The Magic of Castlemorris


Potato digging in the early 20th century

BY JOHN FITZGERALD

Part 2

Fair Day at Castlemorris was an ideal time of the month to settle old scores or exact revenge on anyone who had wronged you. You would walk up to the culprit, remind him of your grievance, and then commence to beat him senseless. A blackthorn stick was useful, but your fists would do the job too. If your foe was stronger than you were, the outcome of the fight might not, of course, be to your advantage.

Many ferocious brawls erupted at the Castlemorris fair, and not just between sworn enemies. You could make new enemies quite easily by looking the wrong way at someone, eyeing a man’s wife or girlfriend, or by having a chance remark misconstrued as an insult or smart aleck reference.

Happily, most of the fights were forgotten about by the combatants within a day or two of the fair, though a few fellows had to get steel plates inserted in their heads after sustaining near-fatal injuries. One survivor of a protracted and bitter brawl that lasted half a day became known as the “Man of Steel” due to the preponderance of that metal in his skull.

Legs, arms, and eyes were lost in some of the more frenzied showdowns, but the hardy men of those days just took it in their stride, wistfully remarking: “sure that’s life” or “worse things happen out foreign.”

The lodge at Castlemorris

There was a ghost in the big house, locals believed, called the White Lady of Castlemorris. She frightened the living daylights out of people, appearing to them in the dead of night and calling their names. One man who was working in the house leaped from a top storey window when the ghost allegedly tried to grab him by the throat and kiss him.

He feared she would take him back to the Other World with her and that he might become a kind of sex slave for all eternity. Stunned witnesses, walking past the house, or working in the garden, heard him shriek as he hurtled along: “Ah Jasus, she nearly had me!”

Another man was never the same again after the ghost bumped straight into him in a corridor. He said she whispered something that had him “quare in the head for years afterwards.”

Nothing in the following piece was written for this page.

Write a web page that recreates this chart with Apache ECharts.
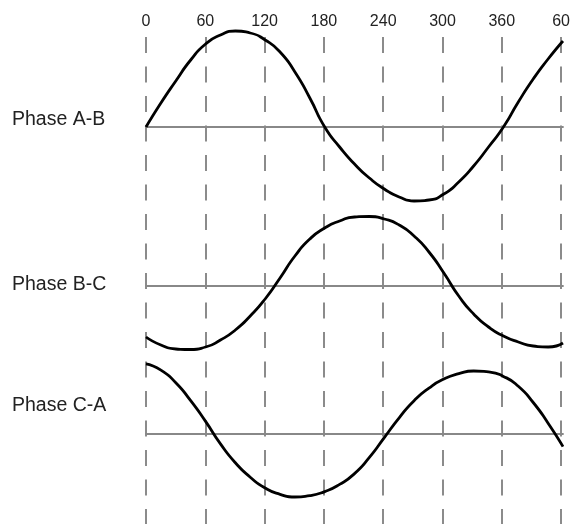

The de Montmorencys eventually left Castlemorris, to be replaced as owners of the big house by a clergyman called Walker. Paddy had to address the cleric’s two sons as Master John and Master Jeffrey. One of them later became Governor of the Punjab in India and was knighted for his distinguished service to the Empire. The Reverend Walker’s other son died on the Western Front in the Great War.

When the Walkers relinquished ownership of Castlemorris House, a German prince called Salem moved into it. He had a large herd of pigs and locals were highly amused by his habit of letting them run wild in the encircling woods. But he always had the last laugh, because they grew fat on whatever they fed on in the woodland and he made huge profits when he sold them at the market.

Paddy lamented the decline and fall of Castlemorris. The big house was demolished in 1930 after being sold off to the Forestry Department. Stones from the mighty historic edifice were recycled into the building of an extension at Bessborough House (Kildalton College), at Piltown.

It was a dark day in Paddy’s life when the magical place he had grown to love, cherish; and admire in his childhood passed into history. “It was akin to losing a friend” he sighed.

Like the many colourful characters wh o knocked about in Paddy’s youth, Castlemorris has now disappeared almost without a trace from the landscape, a part of our heritage preserved only in photographs and fading memories.